• WHAT YOU HAVE TO DO
Gather all lines in the data that hold the string "matplotlib".
--- start GIVEN MATERIAL ---
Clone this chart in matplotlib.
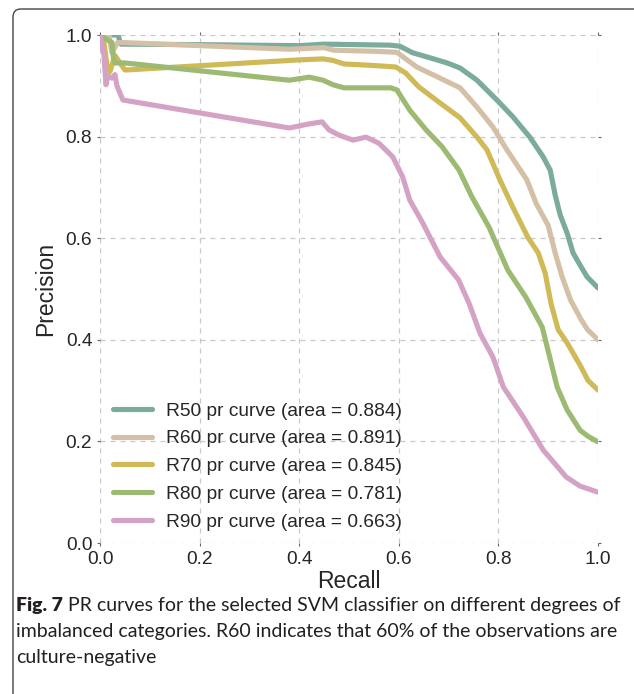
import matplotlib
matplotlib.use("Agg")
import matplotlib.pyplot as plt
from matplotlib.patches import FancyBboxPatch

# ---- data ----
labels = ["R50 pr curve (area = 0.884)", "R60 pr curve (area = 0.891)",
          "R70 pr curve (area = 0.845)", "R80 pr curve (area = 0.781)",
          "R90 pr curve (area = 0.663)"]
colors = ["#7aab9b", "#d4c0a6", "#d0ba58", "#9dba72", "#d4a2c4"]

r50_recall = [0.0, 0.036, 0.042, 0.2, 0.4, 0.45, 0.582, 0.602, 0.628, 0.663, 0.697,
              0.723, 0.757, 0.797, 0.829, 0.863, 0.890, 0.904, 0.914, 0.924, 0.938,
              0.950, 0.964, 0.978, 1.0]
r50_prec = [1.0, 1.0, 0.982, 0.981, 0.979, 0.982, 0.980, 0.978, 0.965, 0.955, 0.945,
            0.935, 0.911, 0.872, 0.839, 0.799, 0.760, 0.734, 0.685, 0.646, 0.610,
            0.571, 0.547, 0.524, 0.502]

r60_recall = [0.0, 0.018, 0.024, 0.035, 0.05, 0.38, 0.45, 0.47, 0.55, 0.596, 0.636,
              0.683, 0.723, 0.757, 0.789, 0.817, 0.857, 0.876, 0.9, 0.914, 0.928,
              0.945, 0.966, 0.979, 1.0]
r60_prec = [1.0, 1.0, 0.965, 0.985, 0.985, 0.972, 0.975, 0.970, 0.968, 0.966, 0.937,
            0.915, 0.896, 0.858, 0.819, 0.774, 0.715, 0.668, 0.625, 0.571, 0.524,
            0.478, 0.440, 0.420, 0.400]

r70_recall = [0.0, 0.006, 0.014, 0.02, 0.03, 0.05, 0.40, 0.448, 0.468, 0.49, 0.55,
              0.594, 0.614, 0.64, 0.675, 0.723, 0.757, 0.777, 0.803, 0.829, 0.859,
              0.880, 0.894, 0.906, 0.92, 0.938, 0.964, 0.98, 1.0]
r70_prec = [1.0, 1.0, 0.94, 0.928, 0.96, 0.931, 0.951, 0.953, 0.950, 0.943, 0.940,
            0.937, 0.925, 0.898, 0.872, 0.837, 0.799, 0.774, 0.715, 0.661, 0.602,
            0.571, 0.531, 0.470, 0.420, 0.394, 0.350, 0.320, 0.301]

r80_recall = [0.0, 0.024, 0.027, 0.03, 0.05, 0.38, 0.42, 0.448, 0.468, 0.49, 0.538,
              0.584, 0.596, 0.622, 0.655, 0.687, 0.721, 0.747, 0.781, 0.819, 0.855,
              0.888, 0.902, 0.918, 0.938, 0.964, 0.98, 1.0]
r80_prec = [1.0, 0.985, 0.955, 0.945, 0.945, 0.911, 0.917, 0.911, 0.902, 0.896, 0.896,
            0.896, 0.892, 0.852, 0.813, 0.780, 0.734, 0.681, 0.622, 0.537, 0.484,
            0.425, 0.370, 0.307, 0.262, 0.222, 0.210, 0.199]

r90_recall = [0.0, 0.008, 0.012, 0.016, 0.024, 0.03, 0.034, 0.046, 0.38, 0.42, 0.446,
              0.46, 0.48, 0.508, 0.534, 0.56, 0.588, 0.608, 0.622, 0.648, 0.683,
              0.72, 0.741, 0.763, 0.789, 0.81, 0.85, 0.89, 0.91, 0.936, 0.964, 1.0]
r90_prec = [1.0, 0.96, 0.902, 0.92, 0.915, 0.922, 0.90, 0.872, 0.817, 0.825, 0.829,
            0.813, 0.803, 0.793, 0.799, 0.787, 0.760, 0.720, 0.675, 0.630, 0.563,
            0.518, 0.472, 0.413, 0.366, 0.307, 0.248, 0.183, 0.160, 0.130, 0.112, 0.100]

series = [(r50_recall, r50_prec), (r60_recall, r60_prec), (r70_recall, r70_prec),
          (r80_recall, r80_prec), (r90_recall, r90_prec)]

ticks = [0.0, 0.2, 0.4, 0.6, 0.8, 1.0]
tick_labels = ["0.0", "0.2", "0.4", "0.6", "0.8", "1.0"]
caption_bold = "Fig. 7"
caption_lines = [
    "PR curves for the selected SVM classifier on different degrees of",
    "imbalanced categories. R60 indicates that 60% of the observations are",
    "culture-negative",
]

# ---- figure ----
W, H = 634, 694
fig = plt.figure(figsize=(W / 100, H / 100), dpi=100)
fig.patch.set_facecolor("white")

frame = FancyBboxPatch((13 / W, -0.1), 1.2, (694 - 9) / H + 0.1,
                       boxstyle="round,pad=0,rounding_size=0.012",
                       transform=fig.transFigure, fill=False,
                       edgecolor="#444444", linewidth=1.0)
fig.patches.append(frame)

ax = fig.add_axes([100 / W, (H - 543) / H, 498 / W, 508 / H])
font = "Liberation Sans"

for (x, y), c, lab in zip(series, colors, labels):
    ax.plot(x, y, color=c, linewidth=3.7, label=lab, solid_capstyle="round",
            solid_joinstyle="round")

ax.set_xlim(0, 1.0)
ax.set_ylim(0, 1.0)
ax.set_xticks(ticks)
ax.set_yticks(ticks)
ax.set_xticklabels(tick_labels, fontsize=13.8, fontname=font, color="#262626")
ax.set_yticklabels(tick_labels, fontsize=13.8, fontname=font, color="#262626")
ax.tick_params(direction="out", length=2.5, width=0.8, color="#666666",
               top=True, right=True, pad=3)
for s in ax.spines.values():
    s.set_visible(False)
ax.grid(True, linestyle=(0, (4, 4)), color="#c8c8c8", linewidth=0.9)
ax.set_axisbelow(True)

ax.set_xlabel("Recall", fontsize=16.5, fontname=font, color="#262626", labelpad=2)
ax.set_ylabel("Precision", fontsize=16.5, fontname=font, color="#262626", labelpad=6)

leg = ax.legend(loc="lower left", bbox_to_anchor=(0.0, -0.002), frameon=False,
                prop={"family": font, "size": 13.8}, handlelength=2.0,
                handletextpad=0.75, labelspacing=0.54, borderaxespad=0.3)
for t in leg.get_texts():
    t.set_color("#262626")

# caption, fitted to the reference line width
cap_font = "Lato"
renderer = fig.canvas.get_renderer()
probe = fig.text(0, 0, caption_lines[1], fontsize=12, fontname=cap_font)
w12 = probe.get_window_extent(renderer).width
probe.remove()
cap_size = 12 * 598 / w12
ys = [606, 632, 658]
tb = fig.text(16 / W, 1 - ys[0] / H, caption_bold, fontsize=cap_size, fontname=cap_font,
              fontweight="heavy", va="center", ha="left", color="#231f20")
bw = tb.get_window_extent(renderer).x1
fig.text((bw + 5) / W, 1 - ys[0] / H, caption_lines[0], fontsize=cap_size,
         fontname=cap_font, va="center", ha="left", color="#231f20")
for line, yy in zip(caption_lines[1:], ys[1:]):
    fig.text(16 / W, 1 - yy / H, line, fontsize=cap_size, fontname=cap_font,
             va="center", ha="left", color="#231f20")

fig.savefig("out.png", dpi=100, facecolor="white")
--- end GIVEN MATERIAL ---
• ANSWER TO THIS EXERCISE
Clone this chart in matplotlib.
import matplotlib
matplotlib.use("Agg")
import matplotlib.pyplot as plt
from matplotlib.patches import FancyBboxPatch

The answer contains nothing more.